Flint Water Crisis: Judge Rules that Flint Residents can Sue the Federal Government

A Federal Judge has ruled that residents of Flint, Michigan, can proceed with the lawsuits they have filed against the federal government in connection with the city’s water crisis

Judge Linda Parker, who serves as a judge for the US District Court for the Eastern District of Michigan said the government is not immune from a lawsuit.

“The impact on the health of the nearly 100,000 residents of the City of Flint remains untold,” Judge Parker wrote in Thursday’s opinion and order. “It is anticipated, however, that the injury caused by the lead-contaminated public water supply system will affect the residents for years and likely generations to come.”

The lawsuits claim the Environmental Protection Agency was too slow to intervene in the crisis.

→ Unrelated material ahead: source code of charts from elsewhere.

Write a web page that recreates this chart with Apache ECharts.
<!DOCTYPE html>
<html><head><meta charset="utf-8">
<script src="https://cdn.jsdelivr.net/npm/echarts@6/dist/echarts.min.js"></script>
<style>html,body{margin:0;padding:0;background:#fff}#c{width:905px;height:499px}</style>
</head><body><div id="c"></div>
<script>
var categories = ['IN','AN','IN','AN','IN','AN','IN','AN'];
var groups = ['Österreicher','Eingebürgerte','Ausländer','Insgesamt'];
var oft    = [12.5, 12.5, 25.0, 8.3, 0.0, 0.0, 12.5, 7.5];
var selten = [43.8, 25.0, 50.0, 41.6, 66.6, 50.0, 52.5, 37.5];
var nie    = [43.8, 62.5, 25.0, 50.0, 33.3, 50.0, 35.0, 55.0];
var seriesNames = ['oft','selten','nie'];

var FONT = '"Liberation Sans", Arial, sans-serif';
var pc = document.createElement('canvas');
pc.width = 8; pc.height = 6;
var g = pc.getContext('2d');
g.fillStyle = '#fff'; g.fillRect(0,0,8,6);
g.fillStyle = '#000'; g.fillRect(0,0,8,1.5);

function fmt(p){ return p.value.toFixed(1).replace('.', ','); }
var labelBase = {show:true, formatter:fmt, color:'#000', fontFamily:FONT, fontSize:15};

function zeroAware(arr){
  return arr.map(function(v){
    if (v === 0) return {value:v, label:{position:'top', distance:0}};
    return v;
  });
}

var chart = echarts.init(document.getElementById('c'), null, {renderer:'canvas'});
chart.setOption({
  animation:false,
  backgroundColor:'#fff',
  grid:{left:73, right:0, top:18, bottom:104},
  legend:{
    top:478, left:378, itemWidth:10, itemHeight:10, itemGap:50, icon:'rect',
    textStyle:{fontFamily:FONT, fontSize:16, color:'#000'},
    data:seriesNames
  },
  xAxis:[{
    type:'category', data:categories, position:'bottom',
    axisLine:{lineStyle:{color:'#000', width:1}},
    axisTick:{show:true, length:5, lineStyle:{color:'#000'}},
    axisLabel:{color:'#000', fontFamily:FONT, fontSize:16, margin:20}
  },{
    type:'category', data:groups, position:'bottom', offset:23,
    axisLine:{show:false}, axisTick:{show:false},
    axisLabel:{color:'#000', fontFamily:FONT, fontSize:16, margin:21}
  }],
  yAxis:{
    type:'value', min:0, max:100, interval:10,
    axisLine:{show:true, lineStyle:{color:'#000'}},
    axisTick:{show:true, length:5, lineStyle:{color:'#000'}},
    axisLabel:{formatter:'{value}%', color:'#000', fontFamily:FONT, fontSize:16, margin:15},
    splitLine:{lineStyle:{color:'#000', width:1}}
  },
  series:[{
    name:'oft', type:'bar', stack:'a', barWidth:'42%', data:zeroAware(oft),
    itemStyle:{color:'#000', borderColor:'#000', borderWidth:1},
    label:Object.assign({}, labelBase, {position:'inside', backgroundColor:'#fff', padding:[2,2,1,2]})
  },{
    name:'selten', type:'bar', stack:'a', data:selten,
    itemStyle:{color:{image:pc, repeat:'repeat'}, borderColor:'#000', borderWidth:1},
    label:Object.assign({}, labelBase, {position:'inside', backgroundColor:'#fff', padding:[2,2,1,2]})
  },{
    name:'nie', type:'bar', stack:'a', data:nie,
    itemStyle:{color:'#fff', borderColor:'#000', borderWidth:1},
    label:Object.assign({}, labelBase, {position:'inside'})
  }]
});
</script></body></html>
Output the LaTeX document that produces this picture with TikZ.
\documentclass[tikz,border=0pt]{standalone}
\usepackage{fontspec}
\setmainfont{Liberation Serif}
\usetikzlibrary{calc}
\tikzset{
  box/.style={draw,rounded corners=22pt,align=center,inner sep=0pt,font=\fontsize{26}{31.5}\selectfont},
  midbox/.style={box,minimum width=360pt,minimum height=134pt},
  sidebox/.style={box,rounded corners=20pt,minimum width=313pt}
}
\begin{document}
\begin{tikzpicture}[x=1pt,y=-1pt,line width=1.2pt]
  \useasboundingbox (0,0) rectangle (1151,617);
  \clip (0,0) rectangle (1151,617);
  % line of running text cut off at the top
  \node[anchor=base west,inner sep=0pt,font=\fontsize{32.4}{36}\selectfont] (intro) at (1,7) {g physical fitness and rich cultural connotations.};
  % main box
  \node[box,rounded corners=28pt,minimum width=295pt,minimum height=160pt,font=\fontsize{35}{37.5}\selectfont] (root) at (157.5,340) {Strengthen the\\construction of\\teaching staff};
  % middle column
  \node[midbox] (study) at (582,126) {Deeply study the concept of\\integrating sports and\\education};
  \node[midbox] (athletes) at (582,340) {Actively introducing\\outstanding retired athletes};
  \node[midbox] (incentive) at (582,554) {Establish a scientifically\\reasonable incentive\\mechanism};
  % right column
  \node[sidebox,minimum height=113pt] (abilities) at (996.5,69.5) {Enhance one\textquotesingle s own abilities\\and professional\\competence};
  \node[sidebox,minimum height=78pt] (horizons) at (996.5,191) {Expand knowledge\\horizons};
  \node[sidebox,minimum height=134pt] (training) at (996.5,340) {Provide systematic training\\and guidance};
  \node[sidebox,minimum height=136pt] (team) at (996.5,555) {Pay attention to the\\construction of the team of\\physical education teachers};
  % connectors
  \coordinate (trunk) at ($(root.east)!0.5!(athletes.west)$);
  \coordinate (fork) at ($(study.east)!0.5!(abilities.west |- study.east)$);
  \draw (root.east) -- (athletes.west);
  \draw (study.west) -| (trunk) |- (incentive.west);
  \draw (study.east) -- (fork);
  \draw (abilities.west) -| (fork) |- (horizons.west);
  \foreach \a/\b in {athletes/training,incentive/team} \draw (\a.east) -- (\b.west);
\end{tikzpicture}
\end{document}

The judge didn’t rule on the EPA’s negligence, but she wrote that “The EPA was well aware that the Flint River was highly corrosive and posed a significant danger of lead leaching” into residents’ homes. 

She also stated that the EPA knew the health risks posed by lead exposure and Flint officials “were not warning Flint’s residents that they were being supplied lead-laced water. On the contrary, the EPA learned that State and local officials were misleading residents to believe that there was nothing wrong with the water supply,” the judge wrote.

Flint’s water issues arose after it was found that after switching sources from Lake Huron to the Flint River in 2014, which according to Virginia Tech researchers, is 19 times more corrosive.